The play was well directed by Rosane McNamara. Her love of the play shone through, infusing her enthusiasm into the lively performances of the actors.
The consistency and quality of the New York accents enunciated by the actors gave this play an authenticity which transported one to a working class suburb in New York in the late 40’s after his left the Army(Biloxi Blues was set in his army days).
Patrick Holman gave a well judged, very engaging performance in the main role of Eugene (the Neil Simon character).
Simon Lee gave a really energy charged performance as Eugene’s enterprising brother, Stanley.
Suzann James was very convincing as Kate, a typical conservative, over protective jewish mother.
Brett Heath gave a very sound performance as the boys father, Jack Jerome. Jack’s marriage to Kate is on the rocks and the boys can sense trouble ahead. Heath also played the role of a radio host.
Les Asmussen plays the boys warm hearted, socialist grandfather, Ben Epstein who plays a big part in their lives.
Susan Jordan plays Ben’s sister, Blanche, who tries to convince Ben to join his wife in the sunshine of Florida. Blanche has married into wealth and is in a position to help her brother out. Susan also plays the role of mrs Pitkin and a radio host.

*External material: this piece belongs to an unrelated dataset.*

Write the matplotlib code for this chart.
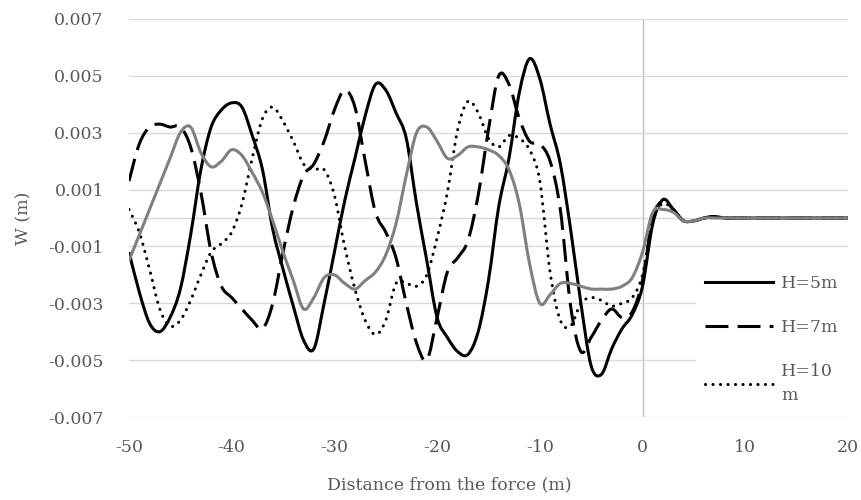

Nick Curnow and Jesse Shore played voice parts (from the CBS radio program coming out of a vintage old radio) and weren’t seen on stage.
A lovely set was designed by Allan Walpolefeaturing a family living room where most of the action takes place and then behind the family room are the boys two bedrooms. Further back is a little hallway leading to the bedrooms of the mother and grandfather.
If you want a rewarding night’s entertainment make sure that you are Newtown bound. BROADWAY BOUND is playing the New Theatre 542 King Street, Newtown until 15 December 2018.